A Little Bit Hard of Not Hearing Loss
By Traci Penland, Georgia H&V
H&V Communicator – Fall 2018
In November of 2012, my husband and I boarded a plane bound for Beijing, China. It was the first leg of our journey to adopt two deaf toddlers, and we couldn’t have been more excited. Our friends and family, including our four-year-old son Eli, cheered us on from Atlanta, everyone anxious for us to “bring the babies home!”

Born to deaf parents, my husband’s first language was American Sign Language, and during our twenty years together I had learned to love the beauty and mystery of visual language as much as him. Our daughter, Rosalee, had turned four in China a few days earlier and would be named after her deaf grandmother. Our son, Charles III (Trey), had already turned two, and would be named after his deaf grandfather. Sitting on the runway we talked and dreamed together, as visions of our kids someday storming the gates of Gallaudet filled our minds.
A few days later, we met Trey. We left our hotel before sunrise that morning, eating our breakfast in the cab, though I was too nervous to eat much of anything. Once we arrived at his orphanage, we signed papers and sat in the waiting room with our interpreter and orphanage workers for what felt like years, until finally someone motioned for us to look down the hall. I turned and saw a bundle of clothes and squeaky shoes toddling towards me, and my heart melted. “He is soo beautiful!” one of the interpreters said. I couldn’t have agreed more.
Those first few days with Trey were filled with matchbox cars and cheerios and elevator rides down and up and down again, and anything else that made him smile. We learned that the new-baby glow parents feel when welcoming a child into the family transcends biology. From the very beginning, Trey was all ours, and we were all his. Every second of those early days with Trey is a treasure we will hold in our hearts forever.

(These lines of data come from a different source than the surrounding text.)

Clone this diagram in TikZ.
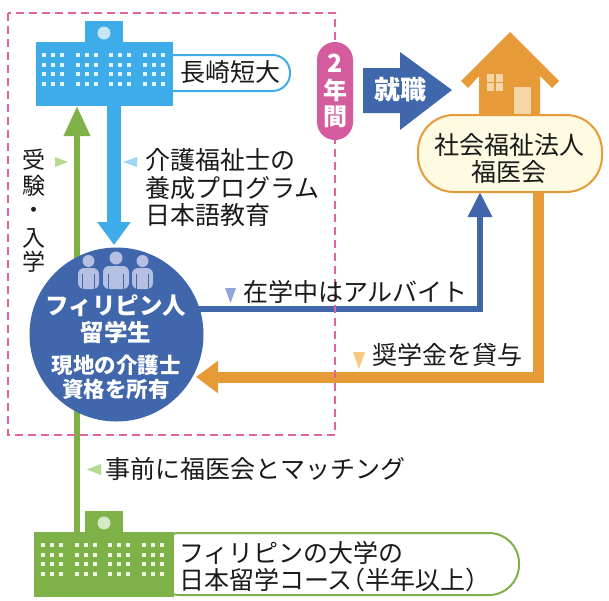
\documentclass[tikz,border=0pt]{standalone}
\usepackage{fontspec}
\setmainfont{Noto Sans CJK JP}
\usetikzlibrary{arrows.meta}
\definecolor{sky}{HTML}{3EACE8}
\definecolor{skydot}{HTML}{E2F3FC}
\definecolor{skylight}{HTML}{C6E6F8}
\definecolor{skymark}{HTML}{9DD5F5}
\definecolor{leaf}{HTML}{7EB248}
\definecolor{leafdot}{HTML}{EEF6E4}
\definecolor{leaflight}{HTML}{D5E9C2}
\definecolor{leafmark}{HTML}{B6DA92}
\definecolor{navy}{HTML}{4066AC}
\definecolor{navymark}{HTML}{90A6D8}
\definecolor{person}{HTML}{B4BFE2}
\definecolor{amber}{HTML}{E69A38}
\definecolor{amberlight}{HTML}{F6D6A6}
\definecolor{ambermark}{HTML}{F5C97E}
\definecolor{cream}{HTML}{FFFAE2}
\definecolor{pinkdash}{HTML}{E0629E}
\definecolor{pinkpill}{HTML}{D45C9E}
\definecolor{ink}{HTML}{1A1A1A}
\newcommand\jtext{\fontsize{25}{27.5}\selectfont}
\newcommand\jvert{\fontsize{23}{24}\selectfont}
\newcommand\jsmall{\fontsize{21.5}{24}\selectfont\bfseries}
\newcommand\jbold{\fontsize{23.5}{27}\selectfont\bfseries}
\begin{document}
\begin{tikzpicture}[x=1pt,y=-1pt,
  lbl/.style={font=\jtext, text=ink, inner sep=0pt, anchor=west, align=left},
  vchar/.style={font=\jvert, text=ink, inner sep=0pt},
  whitetxt/.style={text=white, inner sep=0pt},
]
\useasboundingbox (0,0) rectangle (609,600);
\fill[white] (0,0) rectangle (609,600);

% ---------- named coordinates ----------
\coordinate (nagaTop) at (77,106);
\coordinate (uniTop) at (77,532);
\coordinate (nagaBot) at (114,106);
\coordinate (stuTop) at (114,245);
\coordinate (stuE) at (196,309);
\coordinate (fukuBotL) at (480,192);
\coordinate (fukuBotR) at (538,192);
\coordinate (stuE2) at (196,377);

% ---------- house ----------
\fill[amber] (510,32) -- (559,81) -- (552,88) -- (540,76) -- (540,130) -- (479,130)
  -- (479,76) -- (468,88) -- (461,81) -- cycle;
\fill[amberlight] (487,74) rectangle (503,91);
\draw[amber, line width=1.2pt] (495,74) -- (495,91) (487,82.5) -- (503,82.5);
\fill[amberlight] (514,87) rectangle (531,120);

% ---------- connectors ----------
\draw[leaf, line width=6.5pt, -{Triangle[length=30pt,width=25pt]}] (uniTop) -- (nagaTop);
\draw[navy, line width=6pt, -{Triangle[length=25pt,width=23pt]}] (stuE) -| (fukuBotL);
\draw[amber, line width=11pt, -{Triangle[length=22pt,width=31pt]}] (fukuBotR) |- (stuE2);

% ---------- labels (behind buildings) ----------
\node[draw=sky, line width=2pt, fill=white, rounded corners=17.5pt,
  minimum width=140pt, minimum height=36pt, inner sep=0pt] (nagaLbl) at (220,73) {};
\node[lbl] (nagaTxt) at (180,72) {長崎短大};
\node[draw=leaf, line width=2pt, fill=white, rounded corners=30pt,
  minimum width=369pt, minimum height=62pt, inner sep=0pt] (uniLbl) at (334.5,564) {};
\node[lbl] (uniTxt) at (179,566.5) {フィリピンの大学の\\日本留学コース\kern-.5em（半年以上）};

% ---------- Nagasaki building ----------
\fill[sky] (36,42) rectangle (173,106);
\fill[sky] (85,21) rectangle (123,43);
\fill[skylight] (104,33) circle (6.5);
\foreach \gx in {44.3,77.7,111,145}
  \foreach \dx in {0,9,18}
    \foreach \ry in {55,64.7,74.3,84}
      \fill[skydot] (\gx+\dx-2,\ry-2) rectangle ++(4,4);
\draw[sky, line width=14pt, -{Triangle[length=23pt,width=32pt]}] (nagaBot) -- (stuTop);

% ---------- Philippine university building ----------
\fill[leaf] (34,532) rectangle (174,597);
\fill[leaf] (85,511) rectangle (123,533);
\fill[leaflight] (104,523) circle (6.5);
\foreach \gx in {43.3,76.7,110,144}
  \foreach \dx in {0,9,18}
    \foreach \ry in {545,554.7,564.3,574}
      \fill[leafdot] (\gx+\dx-2,\ry-2) rectangle ++(4,4);

% ---------- pink dashed frame ----------
\draw[pinkdash, line width=2pt, dash pattern=on 8pt off 5pt] (8,13) rectangle (335,435);

% ---------- student circle ----------
\node[circle, fill=navy, minimum size=174pt, inner sep=0pt] (stu) at (116.5,334.5) {};
\foreach \cx/\cy/\r/\bl/\br/\bt in {88.5/261/6/78/99/268, 142.5/261/6/132/153/268, 116/258/6.5/103/129/266}{
  \fill[person] (\cx,\cy) circle (\r);
  \fill[person, rounded corners=6pt] (\bl,289) -- (\bl,\bt) -- (\br,\bt) -- (\br,289) -- cycle;
  \draw[navy, line width=1.3pt] ({\bl+0.22*(\br-\bl)},274) -- ({\bl+0.22*(\br-\bl)},289.5)
     ({\br-0.22*(\br-\bl)},274) -- ({\br-0.22*(\br-\bl)},289.5);
}
\node[whitetxt, font=\jbold] (stu1) at (116,306) {フィリピン人};
\node[whitetxt, font=\jbold] (stu2) at (116,332) {留学生};
\node[whitetxt, font=\jsmall] (stu3) at (116,365) {現地の介護士};
\node[whitetxt, font=\jsmall] (stu4) at (116,389) {資格を所有};

% ---------- Fukuikai label ----------
\node[draw=amber, line width=2pt, fill=cream, rounded corners=36pt,
  minimum width=184pt, minimum height=77pt, inner sep=0pt] (fuku) at (510,153.5) {};
\node[font=\jtext, text=ink, inner sep=0pt, align=center] (fukuTxt) at (509,158.5) {社会福祉法人\\福医会};

% ---------- 2 years pill and employment arrow ----------
\node[fill=pinkpill, rounded corners=18pt, minimum width=36pt, minimum height=98pt, inner sep=0pt] (pill) at (335,91) {};
\node[whitetxt, font=\fontsize{25}{27}\selectfont\bfseries] (p1) at (335,63) {2};
\node[whitetxt, font=\fontsize{24}{27}\selectfont\bfseries] (p2) at (335,90) {年};
\node[whitetxt, font=\fontsize{24}{27}\selectfont\bfseries] (p3) at (335,117) {間};
\fill[navy] (363,68) -- (400,68) -- (400,52) -- (452,90) -- (400,130) -- (400,113) -- (363,113) -- cycle;
\node[whitetxt, font=\fontsize{26}{28}\selectfont\bfseries] (job) at (400,90) {就職};

% ---------- markers ----------
\fill[leafmark] (55,157) -- (55,167) -- (68,162) -- cycle;
\fill[skymark] (137,157) -- (137,167) -- (123,162) -- cycle;
\fill[navymark] (225,288) -- (236,288) -- (230.5,303) -- cycle;
\fill[ambermark] (353,352) -- (365,352) -- (359,369) -- cycle;
\fill[leafmark] (101,464) -- (101,475) -- (87,469.5) -- cycle;

% ---------- texts ----------
\node[lbl] (careTxt) at (145,188) {介護福祉士の\\養成プログラム\\日本語教育};
\node[lbl] (workTxt) at (243,292) {在学中はアルバイト};
\node[lbl] (schTxt) at (372,355) {奨学金を貸与};
\node[lbl] (matchTxt) at (105,469) {事前に福医会とマッチング};
\node[vchar] (v1) at (34,160) {受};
\node[vchar] (v2) at (34,186) {験};
\node[vchar] (v3) at (34,213) {・};
\node[vchar] (v4) at (34,238) {入};
\node[vchar] (v5) at (34,262) {学};
\end{tikzpicture}
\end{document}
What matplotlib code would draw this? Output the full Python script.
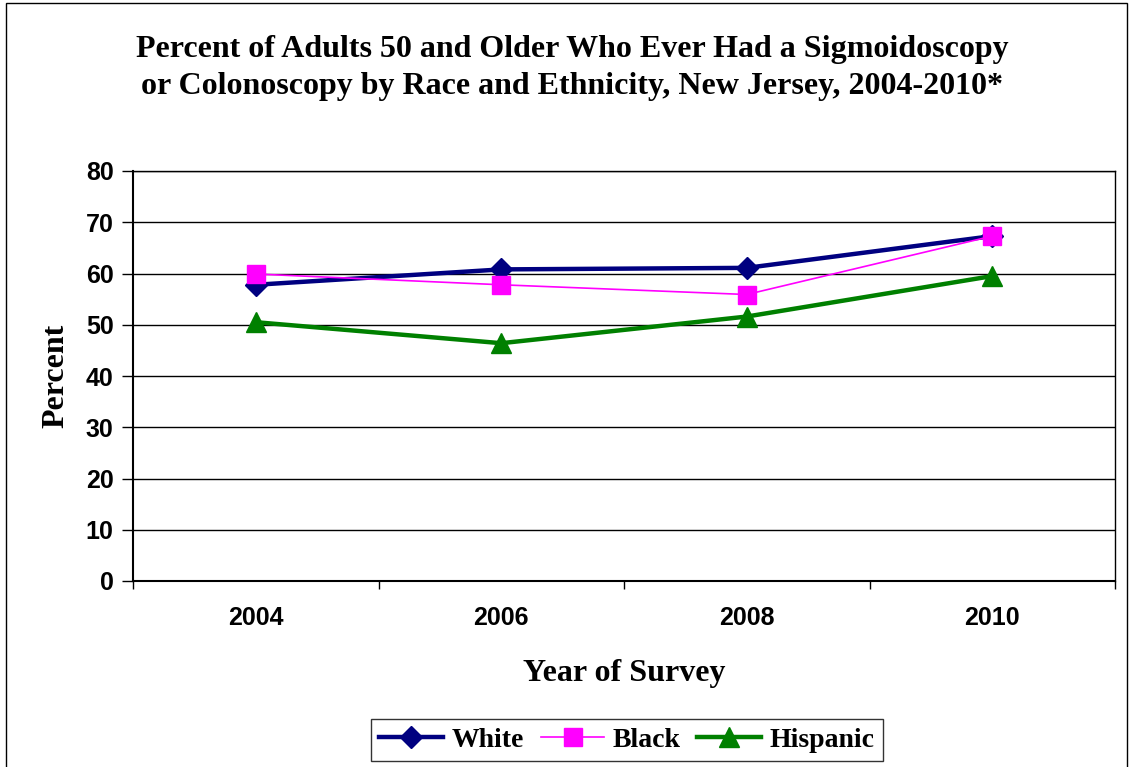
import matplotlib.pyplot as plt
from matplotlib.patches import Rectangle

# Данные
years = ['2004', '2006', '2008', '2010']
white = [57.8, 60.8, 61.1, 67.3]
black = [59.9, 57.8, 55.9, 67.3]
hispanic = [50.5, 46.4, 51.6, 59.5]
yticks = [0, 10, 20, 30, 40, 50, 60, 70, 80]

title1 = 'Percent of Adults 50 and Older Who Ever Had a Sigmoidoscopy'
title2 = 'or Colonoscopy by Race and Ethnicity, New Jersey, 2004-2010*'

serif = 'Liberation Serif'
sans = 'Liberation Sans'

fig = plt.figure(figsize=(11.3, 7.67), dpi=100)
ax = fig.add_axes([133 / 1130, 186 / 767, 982 / 1130, 410 / 767])

x = range(len(years))
ax.plot(x, white, color='#000080', lw=3.2, marker='D', markersize=11, label='White', zorder=3)
ax.plot(x, black, color='#FF00FF', lw=1.2, marker='s', markersize=13, label='Black', zorder=4)
ax.plot(x, hispanic, color='#008000', lw=3.2, marker='^', markersize=14, label='Hispanic', zorder=3)

ax.set_xlim(-0.5, 3.5)
ax.set_ylim(0, 80)
ax.set_yticks(yticks)
ax.yaxis.grid(True, color='black', lw=1)
ax.set_axisbelow(True)

ax.set_xticks(list(x))
ax.set_xticklabels(years, fontfamily=sans, fontweight='bold', fontsize=18)
ax.set_xticks([-0.5, 0.5, 1.5, 2.5, 3.5], minor=True)
ax.tick_params(axis='x', which='major', length=0, pad=18)
ax.tick_params(axis='x', which='minor', length=6, width=1, direction='out')
ax.tick_params(axis='y', length=8, width=1, pad=6)
for lab in ax.get_yticklabels():
    lab.set_fontfamily(sans)
    lab.set_fontweight('bold')
    lab.set_fontsize(18)

for s in ax.spines.values():
    s.set_color('black')
    s.set_linewidth(1)
ax.spines['left'].set_linewidth(1.5)
ax.spines['bottom'].set_linewidth(1.5)

ax.set_ylabel('Percent', fontfamily=serif, fontweight='bold', fontsize=23, labelpad=11)
ax.set_xlabel('Year of Survey', fontfamily=serif, fontweight='bold', fontsize=23, labelpad=21)

fig.text(572 / 1130, 1 - 57 / 767, title1, ha='center', va='baseline',
         fontfamily=serif, fontweight='bold', fontsize=23)
fig.text(572 / 1130, 1 - 94 / 767, title2, ha='center', va='baseline',
         fontfamily=serif, fontweight='bold', fontsize=23)

leg = fig.legend(loc='center', bbox_to_anchor=(627 / 1130, 1 - 740 / 767), ncol=3,
                 prop={'family': serif, 'weight': 'bold', 'size': 20},
                 frameon=True, fancybox=False, edgecolor='black', handlelength=2.3,
                 handletextpad=0.3, columnspacing=0.6, borderpad=0.3)
leg.get_frame().set_linewidth(1)

# рамка всей картинки
fig.patches.append(Rectangle((6 / 1130, -0.01), 1121 / 1130, 1 - 3 / 767 + 0.01,
                             transform=fig.transFigure, fill=False, edgecolor='black', lw=1))

fig.savefig('out.png', dpi=100)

One of our first outings was touring the beautiful city of Beijing. As we sat high in our tour bus, watching all the cars zoom by, Trey was making sweet little sounds we took to be babbling. We laughed at his amazement, as he would look at the cars below and then look at his matchbox car, and then at the cars below, back and forth. He was adorable! Finally, the interpreter turned to us and said “you know he just said ‘car’ in Chinese”. I blinked and then blinked again and asked her to repeat herself. She did, and my mind went blank. It felt like the whole world slowed down. My husband and I looked at each other, eyes wide, and together said the same thing – “You mean he can hear?”
What were we going to do now? Teaching a deaf child the cultural significance of Deaf President Now within the greater disability rights movement… no problem! Reading an audiogram…. problem! Diving into the world of hearing just wasn’t anything we’d ever planned on doing. Our faith is the essence of who we are, and we both felt strongly that we were supposed to adopt deaf children. Had we heard wrong?
I’m a former financial analyst and current information junkie so I’d spent the previous year researching everything I could find about deaf education and literacy and Bilingual-bicultural (BiBi) deaf programs and ASL content standards. I’d spent zero time learning about audio-anything. But because he expressed an interest in wanting to hear, we dove in, having no idea what we were doing.
Trey now wears a bone conduction hearing aid and has speech therapy a few times a week. He has bilateral microtia, and with his hearing aid on, he hears fairly typically, though unilaterally. This can make hearing in noise or localizing sound tricky. He loves music and singing and will most likely (unless cooler heads prevail) get a karaoke machine for Christmas. He is also an ASL champ, and loves to sign scary stories around the campfire with his profoundly deaf sister and older brother, who can hear. Language is Trey’s friend, and watching him play with both English and ASL has been fascinating. He’s become quite a master negotiator in our house, and his most favorite phrase to sign right now– especially when getting into trouble – is “yes, BUT….”
The title of this article is confusing because we were confused. Or we were confused, for a little while. Things don’t always turn out the way we think they will. But that’s okay. Through this journey with Trey we’ve learned that God’s most audacious work doesn’t come from him swooping in and taking over. His greatest work is within us, changing the way we think and feel and move, until we finally stumble into what he had for us all along.
At Trey’s annual checkup his pediatrician and I were discussing his progress and he said, “Ya know, I think Trey’s perfect just the way God made him.” We couldn’t agree more. ~
Editor’s note: Penland is an ASTra Guide with Georgia Hands & Voices, lives in Atlanta, and is passionate about building community for all kids with hearing loss.